In any novel the internalised voice is difficult to convey on the screen without noir-ish off-screen monologues, a device which McKenzie's script avoids. It's particularly true of Trocchi's writing. Like Sartre's anti-hero in La Nausee , Joe is hypnotised by the very fact of physically being-in-the-world and yet estranged from it,. The writing carries a increasing sense of displacement and unreality as the consequences of Cathie's death play out in the court room. "I tried to make myself comfortable on the seat, looked closely at the polished wood; my legs were tired and that made me look at the scarred black leather of my boots. In a way I was bored, I hasn't realised how utterly dependent on things I had become, even if only to catalogue them, saying over and over again, the door, the seats, the boots, the mirror, the thing to wash in..." McKenzie's alert direction and Ewan McGregor's performance externalise the increasingly uneasy angst. The ending opens on to a void; and Joe drifts on....

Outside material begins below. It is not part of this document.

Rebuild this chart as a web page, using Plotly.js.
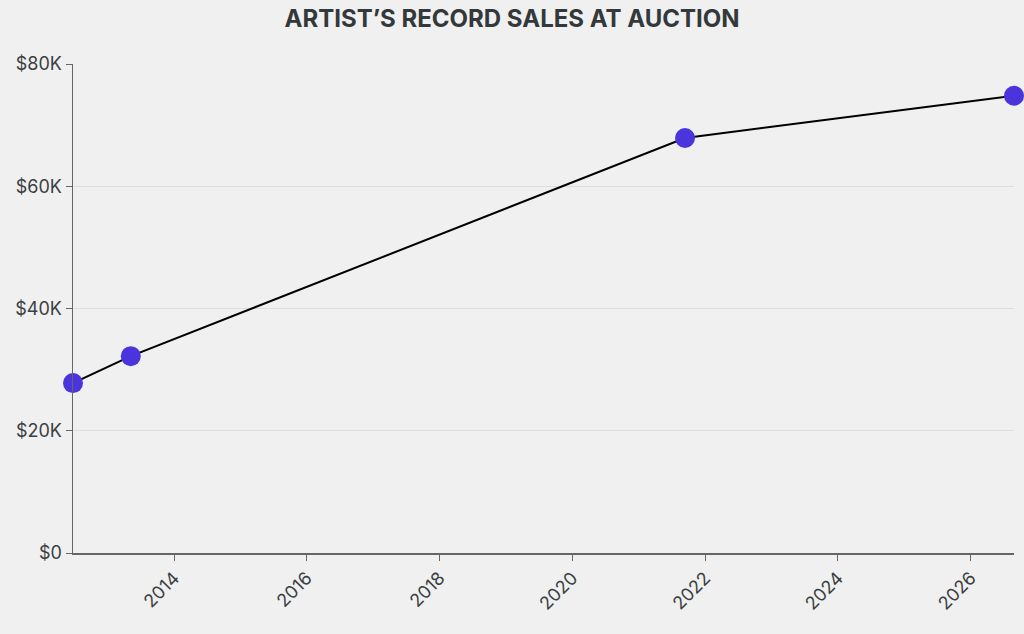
<!DOCTYPE html>
<html>
<head>
<meta charset="utf-8">
<script src="https://cdn.plot.ly/plotly-3.0.1.min.js"></script>
<style>
  html, body { margin: 0; padding: 0; background: #f0f0f0; }
  #chart { width: 1024px; height: 634px; }
</style>
</head>
<body>
<div id="chart"></div>
<script>
// sale dates and prices (USD)
const saleDates = ["2012-06-24", "2013-05-08", "2021-09-12", "2026-08-27"];
const salePrices = [27800, 32200, 67900, 74800];

const yTicks = [0, 20000, 40000, 60000, 80000];
const yTickText = ["$0", "$20K", "$40K", "$60K", "$80K"];

const txt = "#3a3f42";

const trace = {
    x: saleDates,
    y: salePrices,
    type: "scatter",
    mode: "lines+markers",
    line: { color: "#000000", width: 2 },
    marker: { color: "#4a35dd", size: 20 },
    cliponaxis: false,
    hoverinfo: "x+y"
};

const layout = {
    width: 1024, height: 634,
    paper_bgcolor: "#f0f0f0", plot_bgcolor: "#f0f0f0",
    font: { family: "Inter, 'Open Sans', sans-serif", color: txt, size: 18 },
    title: {
        text: "ARTIST’S RECORD SALES AT AUCTION",
        font: { family: "Inter, sans-serif", size: 24, color: "#33393b", weight: 700 },
        x: 0.5, xanchor: "center", y: 0.97, yanchor: "middle"
    },
    margin: { l: 73, r: 10, t: 64, b: 81 },
    showlegend: false,
    xaxis: {
        type: "date",
        range: [saleDates[0], saleDates[saleDates.length - 1]],
        dtick: "M24",
        tick0: "2014-01-01",
        tickformat: "%Y",
        tickangle: -45,
        ticks: "outside", ticklen: 6, tickcolor: "#666",
        showline: true, linecolor: "#666", linewidth: 1.5,
        showgrid: false, zeroline: false,
        tickfont: { size: 18, color: txt }
    },
    yaxis: {
        range: [0, 80000],
        tickvals: yTicks, ticktext: yTickText,
        ticks: "outside", ticklen: 6, tickcolor: "#666",
        showline: true, linecolor: "#666", linewidth: 1.5,
        showgrid: true, gridcolor: "#dedede", gridwidth: 1,
        zeroline: false,
        tickfont: { size: 18, color: txt }
    }
};

Plotly.newPlot("chart", [trace], layout, { displayModeBar: false, staticPlot: true });
</script>
</body>
</html>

The new Adamites wander out of the Albert Hall and mill around on the pavement. "Go back to your homes - if you have any..." shout the exasperated stewards. We didn't realise there were so many people in England with such long hair. And we're so bedazzled by the regiments of flower maidens that we can't find the funk to speak to any of them. It might not be cool. Ginsberg, Trocchi, Logue and all have been spirited away to a secret party in paradise, or so we believe. Our vague project of interviewing them fizzles out. So we stagger back to a floor in someone's flat, still arguing. Willy can't make any connection , for Heaven's sake, between Shelley and Ginsberg. Iain says poets gonna be the new Beatles. Brother Paul, all bearded and weedy, keeps hearing Burroughs' dark murmur. Trocchi's big night has given us a taste of a new Knowledge.